··· Supplied material ···
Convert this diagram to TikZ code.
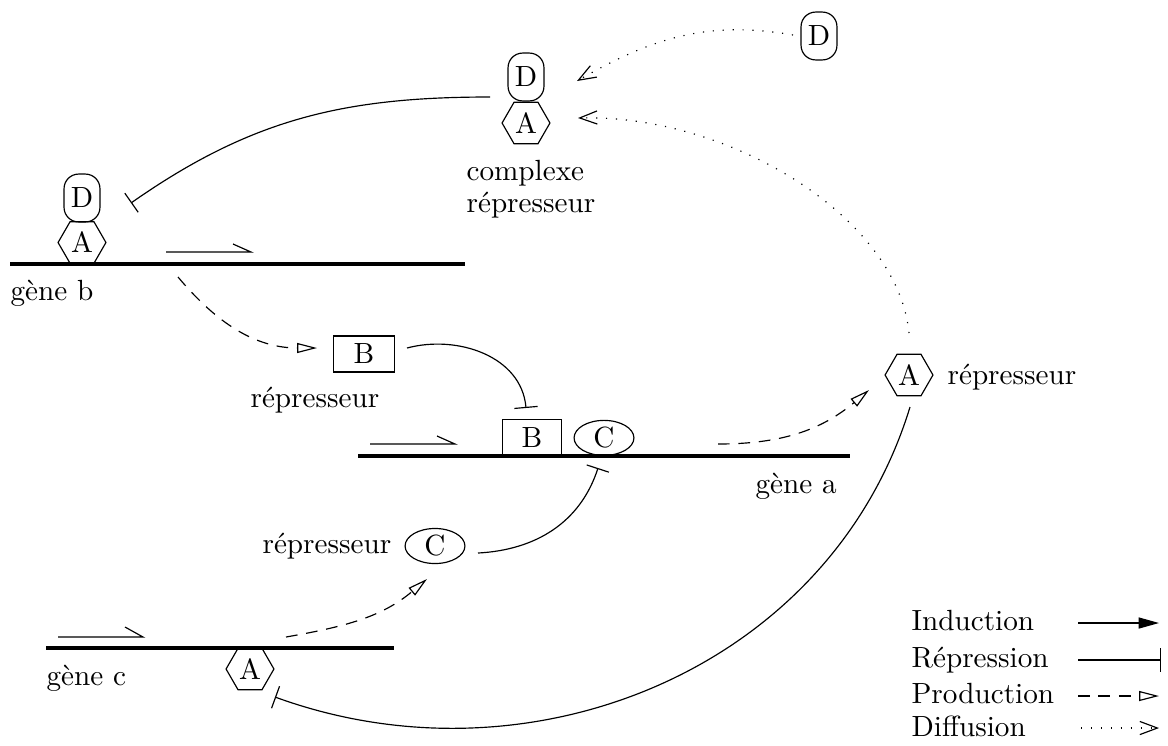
\documentclass[tikz,border=0pt]{standalone}
\usetikzlibrary{arrows.meta,shapes.geometric}
\tikzset{
  dbox/.style={draw, rounded corners=5pt, minimum width=12.3pt, minimum height=16.4pt, inner sep=0pt},
  hexa/.style={draw, regular polygon, regular polygon sides=6, minimum size=16.4pt, inner sep=0pt},
  bbox/.style={draw, rectangle, minimum width=20pt, minimum height=12.3pt, inner sep=0pt},
  cell/.style={draw, ellipse, minimum width=20.5pt, minimum height=12pt, inner sep=0pt},
  gene/.style={line width=1.1pt},
  lbl/.style={anchor=base west, inner sep=0pt},
  induce/.style={-{Triangle[length=7pt,width=3.8pt]}},
  repress/.style={-{Bar[width=8pt]}},
  produce/.style={dash pattern=on 4pt off 3pt, -{Triangle[open,length=6.8pt,width=3.4pt]}},
  diffuse/.style={dash pattern=on 0.4pt off 3pt, -{Straight Barb[length=6pt,width=4.5pt]}},
}
\begin{document}
\begin{tikzpicture}[x=0.3425pt,y=-0.3425pt]
\useasboundingbox (0,0) rectangle (1168,745);

% complex
\node[dbox] (Dfree) at (819,36) {D};
\node[dbox] (cD) at (526,77) {D};
\node[hexa] (cA) at (526,123) {A};
\node[lbl] (cplx1) at (466,180) {complexe};
\node[lbl] (cplx2) at (466,212) {répresseur};

% gene b
\coordinate (gb1) at (10,264); \coordinate (gb2) at (465,264);
\draw[gene] (gb1) -- (gb2);
\node[hexa] (bA) at (82,242.5) {A};
\node[dbox] (bD) at (82,198) {D};
\coordinate (pb1) at (166,252); \coordinate (pb2) at (251,252); \coordinate (pb3) at (233,244);
\draw (pb1) -- (pb2) -- (pb3);
\node[lbl] (gbl) at (10,300) {gène b};

% B repressor
\node[bbox, minimum width=20.9pt] (Brep) at (364,354) {B};
\node[lbl] (Brepl) at (250,407) {répresseur};

% gene a
\coordinate (ga1) at (358,456); \coordinate (ga2) at (850,456);
\draw[gene] (ga1) -- (ga2);
\coordinate (pa1) at (370,444); \coordinate (pa2) at (455,444); \coordinate (pa3) at (437,436);
\draw (pa1) -- (pa2) -- (pa3);
\node[bbox, minimum width=20.3pt, anchor=south] (aB) at (532,456) {B};
\node[cell, anchor=south] (aC) at (604,456) {C};
\node[lbl] (gal) at (755,493) {gène a};

% A repressor
\node[hexa] (Arep) at (909,375) {A};
\node[lbl] (Arepl) at (947,384) {répresseur};

% C repressor
\node[cell] (Crep) at (435,546) {C};
\node[lbl] (Crepl) at (262,553) {répresseur};

% gene c
\coordinate (gc1) at (46,648); \coordinate (gc2) at (394,648);
\draw[gene] (gc1) -- (gc2);
\coordinate (pc1) at (58,637); \coordinate (pc2) at (143,637); \coordinate (pc3) at (125,627);
\draw (pc1) -- (pc2) -- (pc3);
\node[hexa] (cgA) at (250,669) {A};
\node[lbl] (gcl) at (46,685) {gène c};

% connectors
\coordinate (cs) at (490,97); \coordinate (rb) at (131,203);
\draw[repress] (cs) to[out=180,in=35] (rb);

\coordinate (ds) at (793,35); \coordinate (de) at (577,81);
\draw[diffuse] (ds) to[out=170,in=30] (de);

\coordinate (as) at (909,333); \coordinate (ae) at (578,118);
\draw[diffuse] (as) .. controls (898,218) and (730,114) .. (ae);

\coordinate (pbs) at (178,277); \coordinate (pbe) at (317,348);
\draw[produce] (pbs) to[out=-50,in=180] (pbe);

\coordinate (brs) at (407,348); \coordinate (rB) at (526,408);
\draw[repress] (brs) to[out=15,in=95] (rB);

\coordinate (crs) at (478,553); \coordinate (rC) at (598,468);
\draw[repress] (crs) to[out=3,in=-108] (rC);

\coordinate (pas) at (718,444); \coordinate (pae) at (869,390);
\draw[produce] (pas) to[out=0,in=-140] (pae);

\coordinate (pcs) at (286,637); \coordinate (pce) at (427,579);
\draw[produce] (pcs) to[out=10,in=-140] (pce);

\coordinate (ars) at (910,407); \coordinate (arc) at (275,697);
\draw[repress] (ars) to[out=-107,in=-20] (arc);

% legend
\node[lbl] (l1) at (911,630) {Induction};
\node[lbl] (l2) at (911,667) {Répression};
\node[lbl] (l3) at (911,703) {Production};
\node[lbl] (l4) at (911,736) {Diffusion};
\coordinate (i1) at (1078,623); \coordinate (i2) at (1159,623);
\draw[induce] (i1) -- (i2);
\coordinate (r1) at (1078,660); \coordinate (r2) at (1161,660);
\draw[repress] (r1) -- (r2);
\coordinate (p1) at (1078,696); \coordinate (p2) at (1159,696);
\draw[produce] (p1) -- (p2);
\coordinate (f1) at (1081,728); \coordinate (f2) at (1159,728);
\draw[diffuse] (f1) -- (f2);
\end{tikzpicture}
\end{document}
···
▶ _What is required_: Without the pictures, copy the material exactly as given.

▶ _Answer for this exercise_:
Convert this diagram to TikZ code.
\documentclass[tikz,border=0pt]{standalone}
\usetikzlibrary{arrows.meta,shapes.geometric}
\tikzset{
  dbox/.style={draw, rounded corners=5pt, minimum width=12.3pt, minimum height=16.4pt, inner sep=0pt},
  hexa/.style={draw, regular polygon, regular polygon sides=6, minimum size=16.4pt, inner sep=0pt},
  bbox/.style={draw, rectangle, minimum width=20pt, minimum height=12.3pt, inner sep=0pt},
  cell/.style={draw, ellipse, minimum width=20.5pt, minimum height=12pt, inner sep=0pt},
  gene/.style={line width=1.1pt},
  lbl/.style={anchor=base west, inner sep=0pt},
  induce/.style={-{Triangle[length=7pt,width=3.8pt]}},
  repress/.style={-{Bar[width=8pt]}},
  produce/.style={dash pattern=on 4pt off 3pt, -{Triangle[open,length=6.8pt,width=3.4pt]}},
  diffuse/.style={dash pattern=on 0.4pt off 3pt, -{Straight Barb[length=6pt,width=4.5pt]}},
}
\begin{document}
\begin{tikzpicture}[x=0.3425pt,y=-0.3425pt]
\useasboundingbox (0,0) rectangle (1168,745);

% complex
\node[dbox] (Dfree) at (819,36) {D};
\node[dbox] (cD) at (526,77) {D};
\node[hexa] (cA) at (526,123) {A};
\node[lbl] (cplx1) at (466,180) {complexe};
\node[lbl] (cplx2) at (466,212) {répresseur};

% gene b
\coordinate (gb1) at (10,264); \coordinate (gb2) at (465,264);
\draw[gene] (gb1) -- (gb2);
\node[hexa] (bA) at (82,242.5) {A};
\node[dbox] (bD) at (82,198) {D};
\coordinate (pb1) at (166,252); \coordinate (pb2) at (251,252); \coordinate (pb3) at (233,244);
\draw (pb1) -- (pb2) -- (pb3);
\node[lbl] (gbl) at (10,300) {gène b};

% B repressor
\node[bbox, minimum width=20.9pt] (Brep) at (364,354) {B};
\node[lbl] (Brepl) at (250,407) {répresseur};

% gene a
\coordinate (ga1) at (358,456); \coordinate (ga2) at (850,456);
\draw[gene] (ga1) -- (ga2);
\coordinate (pa1) at (370,444); \coordinate (pa2) at (455,444); \coordinate (pa3) at (437,436);
\draw (pa1) -- (pa2) -- (pa3);
\node[bbox, minimum width=20.3pt, anchor=south] (aB) at (532,456) {B};
\node[cell, anchor=south] (aC) at (604,456) {C};
\node[lbl] (gal) at (755,493) {gène a};

% A repressor
\node[hexa] (Arep) at (909,375) {A};
\node[lbl] (Arepl) at (947,384) {répresseur};

% C repressor
\node[cell] (Crep) at (435,546) {C};
\node[lbl] (Crepl) at (262,553) {répresseur};

% gene c
\coordinate (gc1) at (46,648); \coordinate (gc2) at (394,648);
\draw[gene] (gc1) -- (gc2);
\coordinate (pc1) at (58,637); \coordinate (pc2) at (143,637); \coordinate (pc3) at (125,627);
\draw (pc1) -- (pc2) -- (pc3);
\node[hexa] (cgA) at (250,669) {A};
\node[lbl] (gcl) at (46,685) {gène c};

% connectors
\coordinate (cs) at (490,97); \coordinate (rb) at (131,203);
\draw[repress] (cs) to[out=180,in=35] (rb);

\coordinate (ds) at (793,35); \coordinate (de) at (577,81);
\draw[diffuse] (ds) to[out=170,in=30] (de);

\coordinate (as) at (909,333); \coordinate (ae) at (578,118);
\draw[diffuse] (as) .. controls (898,218) and (730,114) .. (ae);

\coordinate (pbs) at (178,277); \coordinate (pbe) at (317,348);
\draw[produce] (pbs) to[out=-50,in=180] (pbe);

\coordinate (brs) at (407,348); \coordinate (rB) at (526,408);
\draw[repress] (brs) to[out=15,in=95] (rB);

\coordinate (crs) at (478,553); \coordinate (rC) at (598,468);
\draw[repress] (crs) to[out=3,in=-108] (rC);

\coordinate (pas) at (718,444); \coordinate (pae) at (869,390);
\draw[produce] (pas) to[out=0,in=-140] (pae);

\coordinate (pcs) at (286,637); \coordinate (pce) at (427,579);
\draw[produce] (pcs) to[out=10,in=-140] (pce);

\coordinate (ars) at (910,407); \coordinate (arc) at (275,697);
\draw[repress] (ars) to[out=-107,in=-20] (arc);

% legend
\node[lbl] (l1) at (911,630) {Induction};
\node[lbl] (l2) at (911,667) {Répression};
\node[lbl] (l3) at (911,703) {Production};
\node[lbl] (l4) at (911,736) {Diffusion};
\coordinate (i1) at (1078,623); \coordinate (i2) at (1159,623);
\draw[induce] (i1) -- (i2);
\coordinate (r1) at (1078,660); \coordinate (r2) at (1161,660);
\draw[repress] (r1) -- (r2);
\coordinate (p1) at (1078,696); \coordinate (p2) at (1159,696);
\draw[produce] (p1) -- (p2);
\coordinate (f1) at (1081,728); \coordinate (f2) at (1159,728);
\draw[diffuse] (f1) -- (f2);
\end{tikzpicture}
\end{document}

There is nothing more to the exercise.